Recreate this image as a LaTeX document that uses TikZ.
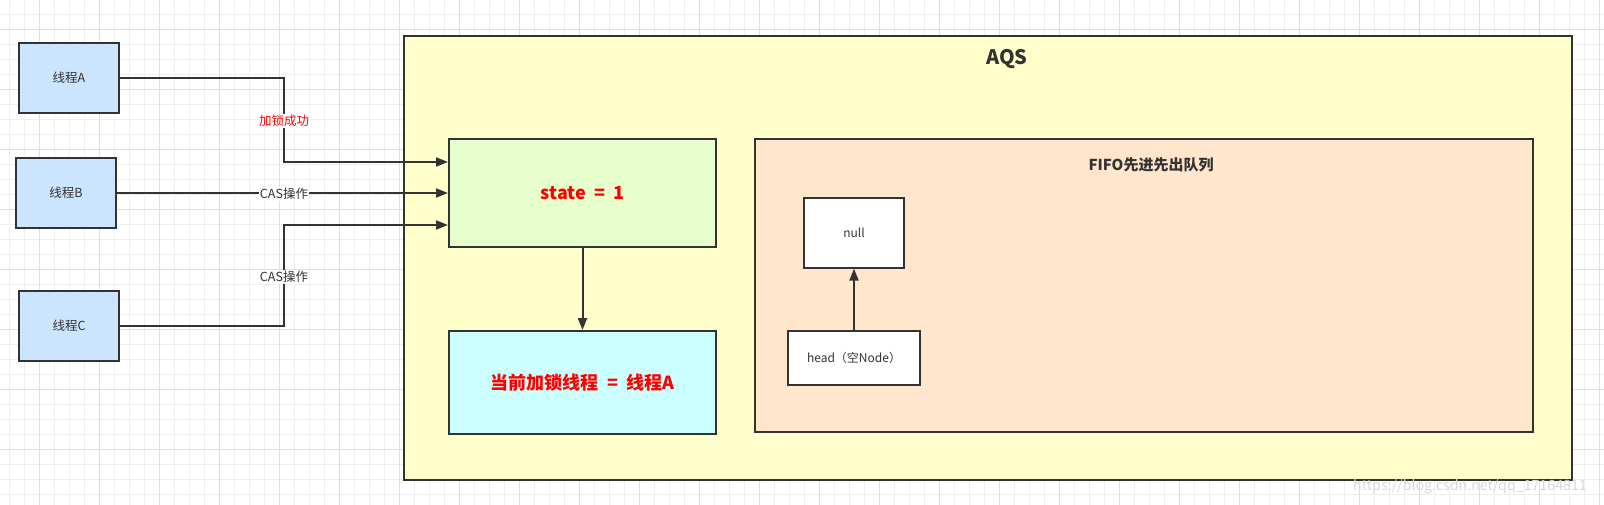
\documentclass[tikz,border=0pt]{standalone}
\usepackage{fontspec}
\setmainfont{Noto Sans CJK SC}
\usepackage{tikz}
\usetikzlibrary{positioning, arrows.meta, calc}
\definecolor{lnkgray}{HTML}{333333}
\definecolor{thrblue}{HTML}{CCE5FF}
\definecolor{aqsyellow}{HTML}{FFFFCC}
\definecolor{stategreen}{HTML}{E6FFCC}
\definecolor{ownercyan}{HTML}{CCFFFF}
\definecolor{fifopeach}{HTML}{FFE6CC}
\definecolor{gridminor}{HTML}{EFEFEF}
\definecolor{gridmajor}{HTML}{E0E0E0}
\definecolor{lockred}{HTML}{FF0000}
\tikzset{
  thread/.style={
    draw=lnkgray, line width=2pt, fill=thrblue,
    minimum width=100pt, minimum height=70pt, inner sep=0pt,
    text=lnkgray, font=\fontsize{12.5}{14}\selectfont,
  },
  container/.style={
    draw=lnkgray, line width=2pt, inner sep=0pt,
  },
  qnode/.style={
    draw=lnkgray, line width=2pt, fill=white, inner sep=0pt,
    text=lnkgray, font=\fontsize{12}{14}\selectfont,
  },
  conn/.style={draw=lnkgray, line width=2pt},
  edgelbl/.style={fill=white, inner sep=1pt, font=\fontsize{12.5}{14}\selectfont},
}

\begin{document}
\begin{tikzpicture}[x=1pt, y=-1pt, >={Triangle[length=12pt, width=9pt]},
  keybox/.style={container, minimum width=267pt, font=\bfseries\fontsize{18}{20}\selectfont, text=lockred},
  title/.style={text=lnkgray, font=\bfseries\fontsize{15}{17}\selectfont}]

\useasboundingbox (0,0) rectangle (1604,505);
\fill[white] (0,0) rectangle (1604,505);

% grid
\foreach \gx in {9.5,24.5,...,1604} \draw[gridminor, line width=1pt] (\gx,0) -- (\gx,505);
\foreach \gy in {14.5,29.5,...,505} \draw[gridminor, line width=1pt] (0,\gy) -- (1604,\gy);
\foreach \gx in {39.5,99.5,...,1604} \draw[gridmajor, line width=1pt] (\gx,0) -- (\gx,505);
\foreach \gy in {29.5,89.5,...,505} \draw[gridmajor, line width=1pt] (0,\gy) -- (1604,\gy);

% threads
\node[thread] (tA) at (69,78) {线程A};
\node[thread] (tB) at (66,193) {线程B};
\node[thread] (tC) at (69,325.5) {线程C};

% AQS
\node[container, fill=aqsyellow, minimum width=1168pt, minimum height=443.5pt] (aqs) at (988,257.75) {};
\node[title, font=\bfseries\fontsize{20}{22}\selectfont] (aqsTitle) at (1007,59) {AQS};

\node[keybox, fill=stategreen, minimum height=108pt] (state) at (582.5,193) {state\ \ =\ \ 1};
\node[keybox, fill=ownercyan, minimum height=103pt, below=82pt of state] (owner) {当前加锁线程\ \ =\ \ 线程A};

\node[container, fill=fifopeach, minimum width=778pt, minimum height=293pt] (fifo) at (1144,285.5) {};
\node[title] (fifoTitle) at (1151,165) {FIFO先进先出队列};
\node[qnode, minimum width=100pt, minimum height=70pt] (qnull) at (854,232.6) {null};
\node[qnode, minimum width=132pt, minimum height=54pt, below=61pt of qnull] (qhead) {head（空Node）};

% entry points on state
\coordinate (inA) at ($(state.west)+(0,-31)$);
\coordinate (inC) at ($(state.west)+(0,32)$);
\coordinate (bendx) at (284,0);

\draw[conn, ->] (tA.east) -| (inA -| bendx) -- (inA);
\draw[conn, ->] (tB.east) -- (state.west);
\draw[conn, ->] (tC.east) -| (inC -| bendx) -- (inC);
\draw[conn, ->] (state) -- (owner);
\draw[conn, ->] (qhead) -- (qnull);

\node[edgelbl, text=lockred] (lblA) at (284,121) {加锁成功};
\node[edgelbl, text=lnkgray] (lblB) at (284,194) {CAS操作};
\node[edgelbl, text=lnkgray] (lblC) at (284,277) {CAS操作};

% watermark
\node[anchor=west, inner sep=0pt, text=gray!30, font=\fontsize{14.2}{16}\selectfont] (wmark) at (1353,487) {https://blog.csdn.net/qq\_17164811};

\end{tikzpicture}
\end{document}
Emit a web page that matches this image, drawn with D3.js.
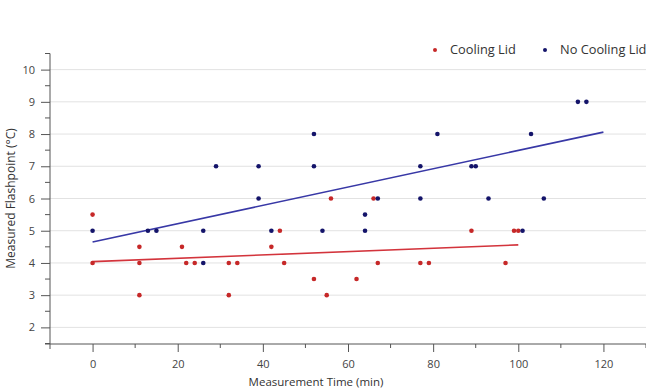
<!DOCTYPE html>
<html>
<head>
<meta charset="utf-8">
<script src="https://cdn.jsdelivr.net/npm/d3@7"></script>
<style>
  body { margin: 0; background: #fff; }
  text { font-family: "Open Sans", "Noto Sans", sans-serif; }
  .axis path, .axis line { stroke: #555; }
  .axis text { fill: #444; font-size: 11px; }
</style>
</head>
<body>
<script>
// ---- data ----
const coolTime = [0, 0, 11, 11, 11, 21, 22, 24, 32, 32, 34, 42, 44, 45, 52, 55, 56, 62, 66, 67, 77, 79, 89, 97, 99, 100];
const coolTemp = [5.5, 4, 4.5, 4, 3, 4.5, 4, 4, 4, 3, 4, 4.5, 5, 4, 3.5, 3, 6, 3.5, 6, 4, 4, 4, 5, 4, 5, 5];
const openTime = [0, 13, 15, 26, 26, 29, 39, 39, 42, 52, 52, 54, 64, 64, 67, 77, 77, 81, 89, 90, 93, 101, 103, 106, 114, 116];
const openTemp = [5, 5, 5, 5, 4, 7, 7, 6, 5, 8, 7, 5, 5.5, 5, 6, 7, 6, 8, 7, 7, 6, 5, 8, 6, 9, 9];
// linear fit lines (end points)
const coolFitTime = [0, 100];
const coolFitTemp = [4.04, 4.56];
const openFitTime = [0, 120];
const openFitTemp = [4.65, 8.06];

const seriesNames = ["Cooling Lid", "No Cooling Lid"];
const xMajor = [0, 20, 40, 60, 80, 100, 120];
const xMinor = [10, 30, 50, 70, 90, 110, 130];
const yMajor = [2, 3, 4, 5, 6, 7, 8, 9, 10];
const yMinor = [1.5, 2.5, 3.5, 4.5, 5.5, 6.5, 7.5, 8.5, 9.5, 10.5];

const width = 646, height = 390;
const red = "#c62828", redLine = "#d3343c";
const blue = "#14146a", blueLine = "#3838a6";

const svg = d3.select("body").append("svg")
  .attr("width", width)
  .attr("height", height);

const x = d3.scaleLinear().domain([-10, 130]).range([50, 646]);
const y = d3.scaleLinear().domain([1.5, 10.5]).range([343.5, 53.5]);

// grid
svg.append("g").selectAll("line")
  .data(yMajor)
  .join("line")
  .attr("x1", x(-10)).attr("x2", width)
  .attr("y1", d => y(d)).attr("y2", d => y(d))
  .attr("stroke", "#e2e2e2");

// x axis
const xAxisY = 344;
const gx = svg.append("g").attr("class", "axis")
  .attr("transform", `translate(0,${xAxisY})`);
gx.call(d3.axisBottom(x).tickValues(xMajor).tickSize(8).tickPadding(8).tickSizeOuter(0));
gx.select(".domain").remove();
gx.append("line").attr("x1", 45).attr("x2", width).attr("stroke", "#555");
gx.append("g").selectAll("line")
  .data(xMinor)
  .join("line")
  .attr("x1", d => x(d)).attr("x2", d => x(d))
  .attr("y1", 0).attr("y2", 4)
  .attr("stroke", "#555");

// y axis
const gy = svg.append("g").attr("class", "axis")
  .attr("transform", `translate(${x(-10)},0)`);
gy.call(d3.axisLeft(y).tickValues(yMajor).tickSize(9).tickPadding(6).tickSizeOuter(0));
gy.select(".domain").remove();
gy.append("line").attr("y1", y(10.5)).attr("y2", 349).attr("stroke", "#555");
gy.append("g").selectAll("line")
  .data(yMinor)
  .join("line")
  .attr("y1", d => y(d)).attr("y2", d => y(d))
  .attr("x1", 0).attr("x2", -5)
  .attr("stroke", "#555");

// axis titles
svg.append("text")
  .attr("x", 316).attr("y", 386)
  .attr("text-anchor", "middle")
  .attr("font-size", 11.5)
  .attr("fill", "#333")
  .text("Measurement Time (min)");

svg.append("text")
  .attr("transform", `translate(15,${y(6)}) rotate(-90)`)
  .attr("text-anchor", "middle")
  .attr("font-size", 12)
  .attr("fill", "#333")
  .text("Measured Flashpoint (°C)");

// fit lines
const line = d3.line().x(d => x(d[0])).y(d => y(d[1]));
svg.append("path")
  .datum(d3.zip(coolFitTime, coolFitTemp))
  .attr("d", line).attr("fill", "none")
  .attr("stroke", redLine).attr("stroke-width", 1.6);
svg.append("path")
  .datum(d3.zip(openFitTime, openFitTemp))
  .attr("d", line).attr("fill", "none")
  .attr("stroke", blueLine).attr("stroke-width", 1.6);

// points
svg.append("g").selectAll("circle")
  .data(d3.zip(coolTime, coolTemp))
  .join("circle")
  .attr("cx", d => x(d[0])).attr("cy", d => y(d[1]))
  .attr("r", 2.3).attr("fill", red);

svg.append("g").selectAll("circle")
  .data(d3.zip(openTime, openTemp))
  .join("circle")
  .attr("cx", d => x(d[0])).attr("cy", d => y(d[1]))
  .attr("r", 2.3).attr("fill", blue);

// legend
const legend = svg.append("g");
const legendX = [435, 545];
[red, blue].forEach((c, i) => {
  legend.append("circle")
    .attr("cx", legendX[i]).attr("cy", 50).attr("r", 2)
    .attr("fill", c);
  legend.append("text")
    .attr("x", legendX[i] + 15).attr("y", 54)
    .attr("font-size", 12.8)
    .attr("fill", "#333")
    .text(seriesNames[i]);
});
</script>
</body>
</html>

- [GIVEN REQUEST]:
In the records above, how many lines contain the word "this"? Give the number alone.

- [CORRECT ANSWER]:
2